In the late 1980s, when ACT UP, Queer Nation, Stop AIDS Now Or Else, Men of All Colors Together, Let It All Hang Out, Lesbian Avengers and other grassroots queer groups were organizing active resistance, we waged a big struggle in the community around postering. There was a group called Golden Broom, that was going around tearing down the posters that groups would put up to let people know about actions and meetings, and they had the support of the police, and we fought for the right to use the utility poles and trash cans in queer neighborhoods to communicate with each other in an unmediated way. We lost.

Now, we've even lost the right to communicate with each other in mediated ways. Ordinary queers have limited access to the queer press, we have no access to queer streets, we can't afford billboards – in fact, we can't even afford to rent meeting rooms in the Center. The Pride Committee has two types of information only booths. One is for the 501c(3) nonprofits, with their grants and paid staff, and costs $65, plus a $40 environmental fee and $55 for insurance. The other is for "free speech" and costs $80 plus $40 + $55. Because of our experience last year, they were willing to waive the environmental fee, so we can have a booth for $135. How is that free speech? It's not, it's $135 speech.

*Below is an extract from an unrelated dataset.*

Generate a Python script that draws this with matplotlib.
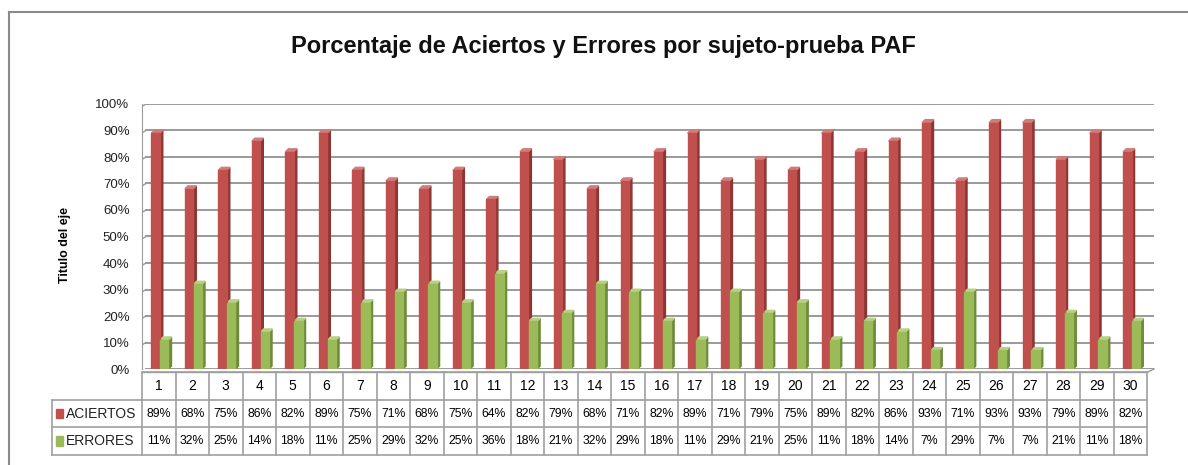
import matplotlib
matplotlib.use("Agg")
import matplotlib.pyplot as plt
from matplotlib.patches import Rectangle, Polygon
from matplotlib.lines import Line2D

# --- Data -----------------------------------------------------------
sujetos = [str(i) for i in range(1, 31)]
aciertos = [89, 68, 75, 86, 82, 89, 75, 71, 68, 75, 64, 82, 79, 68, 71,
            82, 89, 71, 79, 75, 89, 82, 86, 93, 71, 93, 93, 79, 89, 82]
errores = [11, 32, 25, 14, 18, 11, 25, 29, 32, 25, 36, 18, 21, 32, 29,
           18, 11, 29, 21, 25, 11, 18, 14, 7, 29, 7, 7, 21, 11, 18]
series_names = ["ACIERTOS", "ERRORES"]
y_ticks = list(range(0, 101, 10))

# --- Style ----------------------------------------------------------
RED, RED_SIDE, RED_TOP = "#C0504D", "#8C3532", "#D27B78"
GREEN, GREEN_SIDE, GREEN_TOP = "#9BBB59", "#6E8A3A", "#B8D084"
GRID = "#9A9A9A"
FONT = ["Liberation Sans", "DejaVu Sans"]

W_PX, H_PX = 1188, 465
fig = plt.figure(figsize=(W_PX / 100, H_PX / 100), dpi=100)


def fx(px):
    return px / W_PX


def fy(py):
    return 1 - py / H_PX


# outer chart frame
fig.add_artist(Line2D([fx(9), fx(9)], [fy(12), 0], color="#8A8A8A", lw=1.5))
fig.add_artist(Line2D([fx(9), 1], [fy(12), fy(12)], color="#8A8A8A", lw=1.5))

fig.text(fx(603), fy(47), "Porcentaje de Aciertos y Errores por sujeto-prueba PAF",
         ha="center", va="center", fontsize=17, fontweight="bold",
         family=FONT, color="#111111")

# --- Bar area -------------------------------------------------------
L, R = 142, 1154
ax = fig.add_axes([fx(L), fy(369), fx(R) - fx(L), fy(104) - fy(369)])
ax.set_xlim(-0.5, 29.7)
ax.set_ylim(0, 100)
for s in ["top", "right", "bottom"]:
    ax.spines[s].set_visible(False)
ax.spines["left"].set_color(GRID)
ax.set_xticks([])
ax.set_yticks(y_ticks)
ax.set_yticklabels([f"{v}%" for v in y_ticks], family=FONT, fontsize=9.5,
                   color="#222222")
ax.tick_params(axis="y", length=0, pad=9)

for v in y_ticks:
    ax.plot([-0.38, 29.7], [v, v], color=GRID, lw=1.4, zorder=0)
    ax.plot([-0.5, -0.38], [v - 0.9, v], color=GRID, lw=1.0, zorder=0)
ax.plot([29.5, 29.7], [-1.2, 0], color=GRID, lw=1.0, clip_on=False)
ax.plot([-0.5, 29.5], [-1.2, -1.2], color=GRID, lw=1.0, clip_on=False)

bw = 0.25
dx, dy = 0.09, 1.1


def bar3d(x0, h, front, side, top):
    ax.add_patch(Polygon([(x0 + bw, 0), (x0 + bw + dx, dy), (x0 + bw + dx, h + dy),
                          (x0 + bw, h)], closed=True, color=side, zorder=2))
    ax.add_patch(Polygon([(x0, h), (x0 + dx, h + dy), (x0 + bw + dx, h + dy),
                          (x0 + bw, h)], closed=True, color=top, zorder=2))
    ax.add_patch(Rectangle((x0, 0), bw, h, color=front, zorder=3))


for i in range(len(sujetos)):
    bar3d(i - 0.22, aciertos[i], RED, RED_SIDE, RED_TOP)
    bar3d(i + 0.04, errores[i], GREEN, GREEN_SIDE, GREEN_TOP)

fig.text(fx(65), fy(245), "Titulo del eje", rotation=90, ha="center", va="center",
         fontsize=9, fontweight="bold", family=FONT)

# --- Data table -----------------------------------------------------
tab = fig.add_axes([fx(L), fy(455), fx(R) - fx(L), fy(372) - fy(455)])
tab.set_xlim(-0.5, 29.7)
tab.set_ylim(0, 3)
tab.axis("off")
lc = "#A0A0A0"
xleft = -0.5 - (L - 52) / 33.5
n = len(sujetos)
# horizontal lines
tab.plot([-0.5, n - 0.5], [3, 3], color=lc, lw=1.2, clip_on=False)
for yy in [2, 1, 0]:
    tab.plot([xleft, n - 0.5], [yy, yy], color=lc, lw=1.2, clip_on=False)
# vertical lines
tab.plot([xleft, xleft], [0, 2], color=lc, lw=1.2, clip_on=False)
for k in range(n + 1):
    tab.plot([k - 0.5, k - 0.5], [0, 3], color=lc, lw=1.2, clip_on=False)

for i, lab in enumerate(sujetos):
    tab.text(i, 2.5, lab, ha="center", va="center", family=FONT, fontsize=10)
    tab.text(i, 1.5, f"{aciertos[i]}%", ha="center", va="center",
             family=FONT, fontsize=8.8)
    tab.text(i, 0.5, f"{errores[i]}%", ha="center", va="center",
             family=FONT, fontsize=8.8)

for row, (name, col) in enumerate(zip(series_names, [RED, GREEN])):
    yc = 1.5 - row
    tab.add_patch(Rectangle((xleft + 0.12, yc - 0.17), 0.22, 0.34, color=col,
                            clip_on=False))
    tab.text(xleft + 0.42, yc, name, ha="left", va="center", family=FONT,
             fontsize=10, color="#222222")

fig.savefig("out.png", dpi=100)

To be told what queer literature can and can't be distributed inside the queer Center, or at the queer Parade, is to lose our community. How do we engage with each other on political issues? The answer is we don't.

Gay Shame and others who dismiss the LGBT community as apolitical and apathetic are in a way right. The organized LGBT community is sold out, in the same way that the organized Jewish community is sold on Zionism. But it isn't because LGBT people are sold out or apathetic or apolitical, any more than all Jews are Zionists. It's because while weren't paying attention, our progressive grassroots institutions turned into corporate monoliths. It's time to take them back.

These institutions take enormous resources from our communities. They get all the grant money, they get all the bequests, they get your $5 guilt money at the entrance to the Pride Festival and the Folsom Street Fair, and they use a lot of volunteers. According to the Center's website, its budget for 2006/07 is $2million, of which 32% comes from the government, 24% from foundation grants and 16% individual donations.

When they take all that and then deliberately exclude all of us whose priority is not gay marriage, they are basically stealing from us.

Our queer institutions, the Center, Frameline, NGLTF, HRC, GLAAD, NCLR, etc., also claim to represent us. Among the objectives listed in the Center's mission statement are:

"- unite our community across lines of age, race, gender and economics

- give visibility to the history, culture and diversity of our community

- organize and plan our political and cultural future"

So they are going to organize and plan our political and cultural future without even giving us the opportunity to weigh in on what our political and cultural priorities are? By what right do they determine that gay marriage is an important issue to queers but where our queer cultural institutions get their money is not?

We can whisper down dark alleys that they don't speak for us, but who is going to hear us? I for one am not about to let them get away with it.